The next thing on my list was to locate Lieutenant Kimble. I figured I could go down to the jail , maybe see Dandy, and probably kill two birds with one stone. But locking horns with Kimble on his own ground was foolhardy. I needed to catch him on neutral ground.
I figured what was good for the goose was good enough for the gander. I'd follow him around a little bit, see where things might lead.
31
By 1951, Crawford Jackson had been living a fairly good life. Besides the fact that he'd moved in with his mother, in order to save money and help her with medical problems, he was an unattached man on the go, with a solid job and a decent paycheck, a group of hip friends and a habit of getting by on very little sleep.
Every evening, he would close the store down at eight o'clock and join his friends for a night on the town. Monday night meant the Jim Hotel, Tuesday, the Green Parrot. Wednesday was either the Four Deuces or the 3939, Thursday the Skyliner. Weekends, they might even go over to Dallas.
Most of the clubs had a mixed clientele, mostly jazz music, some blues. They weren't into the western stuff. Liquor laws were nonexistent. Every club had their own bootlegger, most had an ample supply of reefer as well.
Crawford got into the reefer on a personal level, and, within a short amount of time, had seen the potential for it on a business level as well. He started buying it from a guy he met at the Skyliner and selling it for a healthy profit, right from the counter at the record store.
About the same time, Chester Merkley made his first appearance in Crawford's life, talking him, over his mother's objections, into putting a jukebox and a cigarette machine in the store. Merkley was servicing them, taking the biggest portion of the proceeds, when he discovered that Crawford was making more money dealing marijuana than Merkley's own cigarettes. It didn't tickle the man.
"Best I can tell you," Crawford said, "Chester Merkley had your friend, Sheriff Stubblefield come by and threaten me. Well, it was no threat. He was going to ticket me and shut me down. We would of lost everything.
I couldn't bear for my mother to find out. She was already dying by this time. We all knew it was a matter of time. And I couldn't let her die, thinking I was a loser, that I had lost everything she had worked for.

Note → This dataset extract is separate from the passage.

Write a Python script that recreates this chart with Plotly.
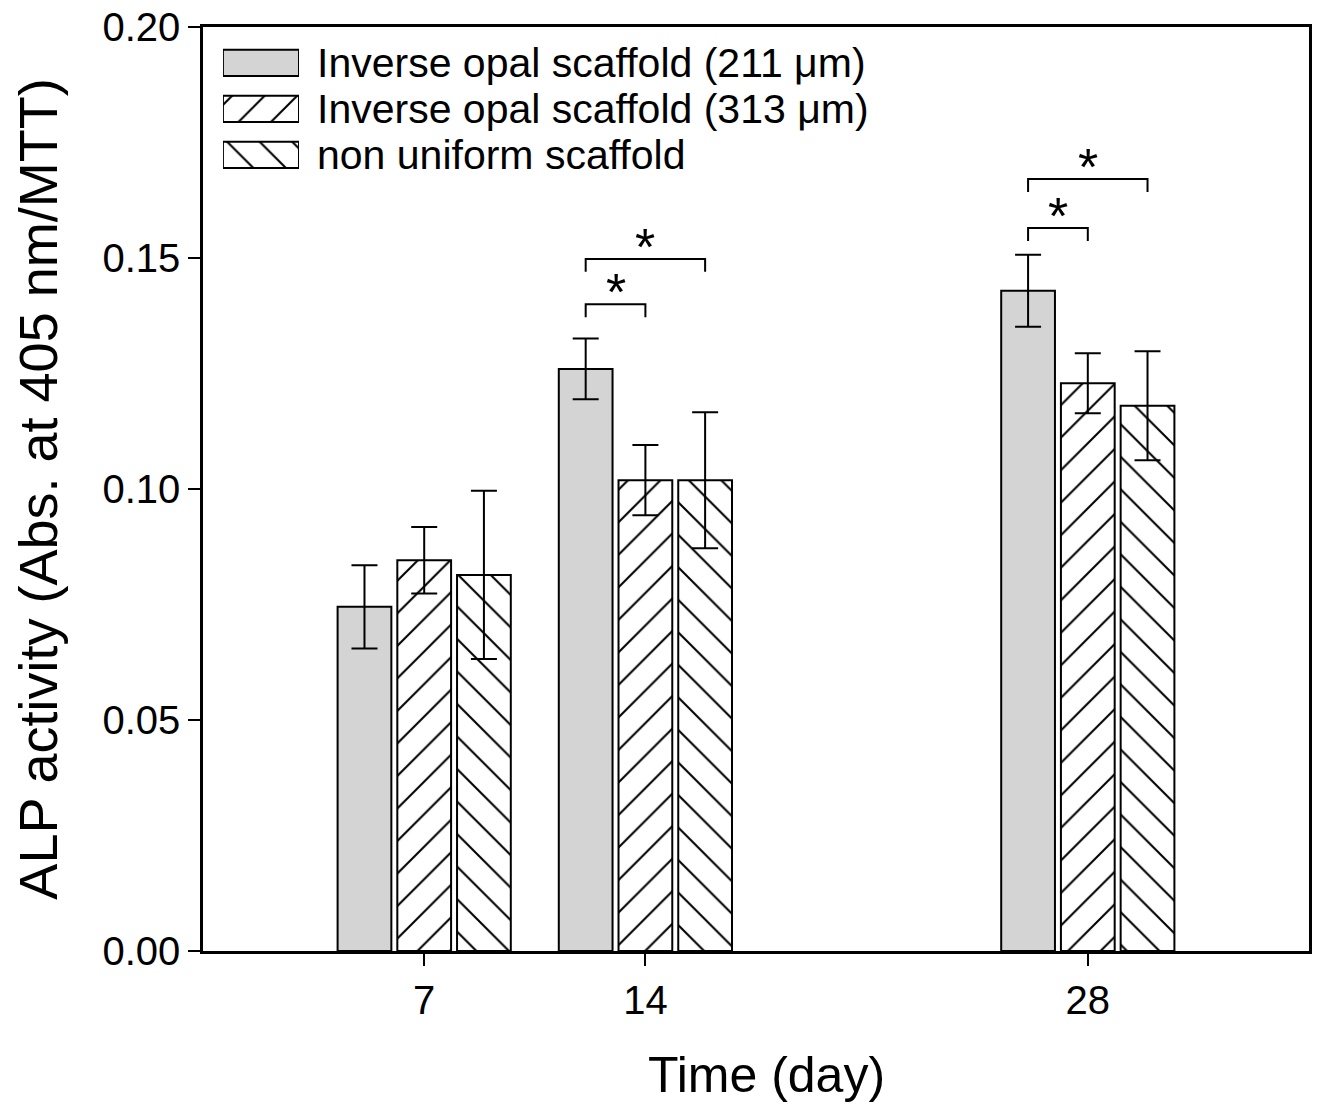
import plotly.graph_objects as go

# ---------------- data ----------------
days = [7, 14, 28]
series_names = [
    "Inverse opal scaffold (211 μm)",
    "Inverse opal scaffold (313 μm)",
    "non uniform scaffold",
]
mean_211 = [0.0745, 0.1260, 0.1429]
err_211 = [0.0090, 0.0066, 0.0078]
mean_313 = [0.0846, 0.1019, 0.1229]
err_313 = [0.0072, 0.0076, 0.0065]
mean_nonuni = [0.0814, 0.1019, 0.1180]
err_nonuni = [0.0182, 0.0147, 0.0118]
y_tick_vals = [0.00, 0.05, 0.10, 0.15, 0.20]
x_tick_vals = [7, 14, 28]
x_title = "Time (day)"
y_title = "ALP activity (Abs. at 405 nm/MTT)"

# significance brackets: day, first series index, second series index, level
sig_day = [14, 14, 28, 28]
sig_from = [0, 0, 0, 0]
sig_to = [1, 2, 1, 2]
sig_level = [0.1400, 0.1498, 0.1565, 0.1671]
sig_label = ["*", "*", "*", "*"]

# ---------------- style ----------------
FONT = "Liberation Sans, Arial, sans-serif"
fills = ["#d4d4d4", "white", "white"]
patterns = ["", "/", "\\"]
BARGAP = 0.19
BARGROUPGAP = 0.10
PAT_SIZE = 23
PAT_SOLID = 0.09
SWATCH_W = 0.57

means = [mean_211, mean_313, mean_nonuni]
errs = [err_211, err_313, err_nonuni]


def bar_marker(i):
    m = dict(color=fills[i], line=dict(color="black", width=2))
    if patterns[i]:
        m["pattern"] = dict(shape=patterns[i], fgcolor="black", bgcolor=fills[i],
                            size=PAT_SIZE, solidity=PAT_SOLID, fillmode="replace")
    return m


fig = go.Figure()
for i, name in enumerate(series_names):
    fig.add_trace(go.Bar(
        x=days, y=means[i], name=name, showlegend=False,
        marker=bar_marker(i),
        error_y=dict(type="data", array=errs[i], visible=True, color="black",
                     thickness=2, width=13),
    ))

# custom legend swatches (one small bar per series on a hidden inset axis)
for i, name in enumerate(series_names):
    fig.add_trace(go.Bar(
        x=[1], y=[name], orientation="h", xaxis="x2", yaxis="y2",
        showlegend=False, width=SWATCH_W, offset=-SWATCH_W / 2, hoverinfo="skip",
        marker=bar_marker(i),
    ))

# significance brackets
n_series = len(series_names)
span = min(b - a for a, b in zip(days[:-1], days[1:]))
slot = span * (1 - BARGAP) / n_series
LEG = 0.0028
shapes = []
annotations = []
for d, a, b, lvl, lab in zip(sig_day, sig_from, sig_to, sig_level, sig_label):
    xa = d + (a - (n_series - 1) / 2) * slot
    xb = d + (b - (n_series - 1) / 2) * slot
    shapes.append(dict(
        type="path", xref="x", yref="y",
        path=f"M{xa},{lvl - LEG} L{xa},{lvl} L{xb},{lvl} L{xb},{lvl - LEG}",
        line=dict(color="black", width=2),
    ))
    annotations.append(dict(
        x=(xa + xb) / 2, y=lvl, xref="x", yref="y", text=lab, showarrow=False,
        yanchor="bottom", yshift=-19, font=dict(family=FONT, size=52, color="black"),
    ))

# x-axis title (slightly right of centre, as in the original)
annotations.append(dict(
    x=0.5, y=0, xref="paper", yref="paper", text=x_title, showarrow=False,
    xanchor="center", yanchor="middle", xshift=10, yshift=-124,
    font=dict(family=FONT, size=50, color="black"),
))

# the page body adds an 8 px offset, compensated in the margins
fig.update_layout(
    width=1321, height=1104,
    margin=dict(l=195, r=20, t=19, b=161, autoexpand=False),
    paper_bgcolor="white", plot_bgcolor="white",
    barmode="group", bargap=BARGAP, bargroupgap=BARGROUPGAP,
    font=dict(family=FONT, color="black"),
    shapes=shapes, annotations=annotations,
    xaxis=dict(
        range=[0, 35], tickvals=x_tick_vals, ticks="outside", ticklen=12,
        tickwidth=2, tickcolor="black", showline=True, linewidth=2.5,
        linecolor="black", mirror=True, showgrid=False, zeroline=False,
        automargin=False, ticklabeloverflow="allow",
        tickfont=dict(size=40, family=FONT),
    ),
    yaxis=dict(
        range=[0, 0.2], tickvals=y_tick_vals, tickformat=".2f", ticks="outside",
        ticklen=12, tickwidth=2, tickcolor="black", showline=True, linewidth=2.5,
        linecolor="black", mirror=True, showgrid=False, zeroline=False,
        automargin=False, ticklabeloverflow="allow",
        tickfont=dict(size=40, family=FONT),
        title=dict(text=y_title, font=dict(size=54, family=FONT), standoff=29),
    ),
    xaxis2=dict(domain=[0.018, 0.0868], range=[0, 1], anchor="y2",
                visible=False, fixedrange=True, automargin=False),
    yaxis2=dict(domain=[0.8366, 0.986], anchor="x2", side="right",
                autorange="reversed", showline=False, showgrid=False,
                zeroline=False, ticks="", ticklabelstandoff=17, automargin=False,
                ticklabeloverflow="allow",
                tickmode="array", tickvals=series_names, ticktext=series_names,
                tickfont=dict(size=41, family=FONT), fixedrange=True),
)

fig.write_html("out.html")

Of course, Mr. Merkley comes back around with a couple of his thugs, and he's all too happy to make a deal with me. This is right about the time he's taking over the Quality Grove Department Store from the Prices, and he wants me to buy all of the music inventory, says it's an ob
vious move to make. He comes up with the terms, and even decides he'll provide protection for me so I can keep selling the dope on the side.
I'm sure you can see what happened next. He starts taking a cut of that too, and, when I say a cut, it's suddenly like I'm working for him. I'm his boy. I get a small fee for my services, he's taking the lion's share, or I should say two lions' shares. It don't take long for me to wise up. Merkley and Sheriff Stubblefield are sharing all the proceeds from my work, and I can't say a darn thing, or they'll shut me down quick as a wink."
I asked him if he was still working for them.
"I am," he said. "My mother found out, and it finished her off. She didn't know all the details, but she found out enough."
"How did that happen?" I said.
"She was talking to Sheriff Stubblefield. It couldn't of been more than a month before she died. Just asking him what she needed to do to make sure that the store would be safely transferred to me, trying to set everything right, see. And the Sheriff just laughed. Told her that Chester Merkley already had controlling interest in the store and wasn't nothing she could do about that."
My heart felt for the guy. The whole system seemed to be upside down to me. And while I could survive and make my way through an upside down world, it was becoming clearer to me that there were a lot of folks, like Whitey Calhoun and Crawford Jackson, who didn't have the necessary skills.